Eventually, Ferdinand says, he managed to “switch it from dark to bright”. He started a memory jar that acts as a conduit for the kids and himself to talk about Rebecca.
He said: “It kind of opened everything up and it was a beautiful moment just seeing them talk happily and being joyful about their mum rather than it being sad and negative moments.
He also spoke honestly about understanding how people consider suicide after the death of a spouse.

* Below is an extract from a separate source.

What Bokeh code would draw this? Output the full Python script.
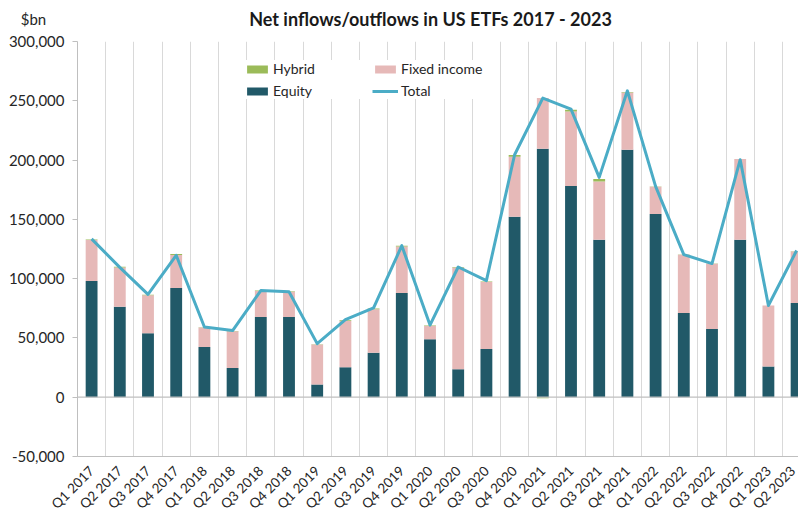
import math
import numpy as np
from bokeh.plotting import figure
from bokeh.models import (Range1d, FixedTicker, NumeralTickFormatter, Legend, LegendItem,
                          Span, Label, ColumnDataSource)
from bokeh.embed import file_html
from bokeh.resources import INLINE

quarters = ["Q1 2017", "Q2 2017", "Q3 2017", "Q4 2017",
            "Q1 2018", "Q2 2018", "Q3 2018", "Q4 2018",
            "Q1 2019", "Q2 2019", "Q3 2019", "Q4 2019",
            "Q1 2020", "Q2 2020", "Q3 2020", "Q4 2020",
            "Q1 2021", "Q2 2021", "Q3 2021", "Q4 2021",
            "Q1 2022", "Q2 2022", "Q3 2022", "Q4 2022",
            "Q1 2023", "Q2 2023"]
equity = [98000, 76200, 53900, 92100,
          42400, 24700, 67700, 67700,
          10700, 25300, 37400, 87900,
          48900, 23600, 40700, 152300,
          209500, 178100, 132900, 208700,
          154500, 71100, 57600, 132900,
          25900, 79500]
fixed_income = [34500, 33300, 32000, 27800,
                16300, 30900, 21900, 21300,
                33700, 39000, 36700, 39300,
                11200, 85900, 56500, 50500,
                42800, 62900, 49100, 48300,
                23000, 49100, 55000, 68000,
                51400, 43300]
hybrid = [600, 500, 500, 800,
          400, 300, 500, 300,
          200, 600, 700, 600,
          300, 400, 300, 1500,
          -800, 1500, 2000, 500,
          300, 100, 100, 100,
          100, 200]
total = [133500, 109500, 86800, 119700,
         59200, 56200, 89900, 89000,
         45200, 65400, 75300, 127800,
         60800, 109800, 98300, 204500,
         252300, 243000, 185400, 258400,
         177800, 120300, 112700, 200300,
         77300, 123700]
y_ticks = [-50000, 0, 50000, 100000, 150000, 200000, 250000, 300000]

C_EQ = "#215968"
C_FI = "#e6b9b8"
C_HY = "#9bbb59"
C_TOT = "#4bacc6"
FONT = "Lato"

x = np.arange(len(quarters))
eq = np.array(equity, dtype=float)
fi = np.array(fixed_income, dtype=float)
hy = np.array(hybrid, dtype=float)
hy_bottom = np.where(hy >= 0, eq + fi, hy)
hy_top = np.where(hy >= 0, eq + fi + hy, 0)

src = ColumnDataSource(dict(x=x, eq=eq, fi_b=eq, fi_t=eq + fi,
                            hy_b=hy_bottom, hy_t=hy_top, tot=total))

W, H = 798, 520
LEFT, TOP, BOTTOM = 77, 41, 63
cat_px = 28.2
frame_w = W - LEFT

p = figure(width=W, height=H, output_backend="svg", toolbar_location=None,
           x_range=Range1d(-0.5, -0.5 + frame_w / cat_px),
           y_range=Range1d(-50000, 300000),
           min_border_left=LEFT, min_border_top=TOP, min_border_bottom=BOTTOM,
           min_border_right=0, background_fill_color="white",
           border_fill_color="white")
p.outline_line_color = None

# grids
p.xgrid.ticker = FixedTicker(ticks=list(x[:-1] + 0.5) + [len(quarters) - 0.5])
p.xgrid.grid_line_color = "#d9d9d9"
p.xgrid.grid_line_width = 1
p.ygrid.ticker = FixedTicker(ticks=[y_ticks[0], y_ticks[-1]])
p.ygrid.grid_line_color = "#d9d9d9"

# bars
bw = 0.42
r_eq = p.vbar(x="x", bottom=0, top="eq", width=bw, source=src, fill_color=C_EQ, line_color=None)
r_fi = p.vbar(x="x", bottom="fi_b", top="fi_t", width=bw, source=src, fill_color=C_FI, line_color=None)
r_hy = p.vbar(x="x", bottom="hy_b", top="hy_t", width=bw, source=src, fill_color=C_HY, line_color=None)

p.add_layout(Span(location=0, dimension="width", line_color="#bfbfbf", line_width=1.3))

r_tot = p.line(x="x", y="tot", source=src, line_color=C_TOT, line_width=3, line_join="round")

# axes
yax = p.yaxis[0]
yax.ticker = FixedTicker(ticks=y_ticks)
yax.formatter = NumeralTickFormatter(format="0,0")
yax.axis_line_color = "#bfbfbf"
yax.major_tick_line_color = "#bfbfbf"
yax.major_tick_out = 5
yax.major_tick_in = 0
yax.minor_tick_line_color = None
yax.major_label_text_font = FONT
yax.major_label_text_font_size = "15px"
yax.major_label_text_color = "#262626"
yax.major_label_standoff = 8

xax = p.xaxis[0]
xax.ticker = FixedTicker(ticks=list(x))
xax.major_label_overrides = {int(i): q for i, q in zip(x, quarters)}
xax.major_label_orientation = math.pi / 4
xax.axis_line_color = "#bfbfbf"
xax.major_tick_line_color = None
xax.minor_tick_line_color = None
xax.major_label_text_font = FONT
xax.major_label_text_font_size = "13.5px"
xax.major_label_text_color = "#262626"
xax.major_label_standoff = 6

# legend
legend = Legend(items=[LegendItem(label="Hybrid", renderers=[r_hy]),
                       LegendItem(label="Equity", renderers=[r_eq]),
                       LegendItem(label="Fixed income", renderers=[r_fi]),
                       LegendItem(label="Total", renderers=[r_tot])],
                orientation="vertical", ncols=2,
                location=(167, 357), glyph_width=26, glyph_height=10,
                label_standoff=3, label_width=94, label_height=17, spacing=5,
                padding=6, margin=0, border_line_color=None,
                background_fill_color="white", background_fill_alpha=1,
                label_text_font=FONT, label_text_font_size="14px",
                label_text_color="#262626")
p.add_layout(legend, "center")

# unit label (closest to the frame) and title (outer), both in the top panel
p.add_layout(Label(x=33 - LEFT, y=TOP - 18, x_units="screen", y_units="screen",
                   text="$bn", text_align="center", text_baseline="middle",
                   text_font=FONT, text_font_size="15px", text_color="#262626"), "above")
p.add_layout(Label(x=430 - LEFT, y=5, x_units="screen", y_units="screen",
                   text="Net inflows/outflows in US ETFs 2017 - 2023", text_align="center",
                   text_baseline="middle", text_font=FONT, text_font_style="bold",
                   text_font_size="18px", text_color="#1a1a1a"), "above")

open("out.html", "w").write(file_html(p, INLINE))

But also said that his children helped him to find the will to live.
“When you come into this situation you understand suicide, you understand people who do that and have those thoughts.
“I didn’t think about it myself but I understand now how people get to that situation.
“I can’t judge people like that now, whereas before I’d be sitting there, probably with Rebecca, saying that guy is so ignorant and selfish how has he just done that – left three beautiful kids.”
He also spoke about how grief is so complicated and can switch so quickly from happiness to sadness.
“At the beginning I’d sit and think how am I ever going to be happy?
“I can’t see a point where I’m ever going to be able to smile, because I can get happy over here, but then I look at my children – and that brings you right back into sadness again because they haven’t got a mum.”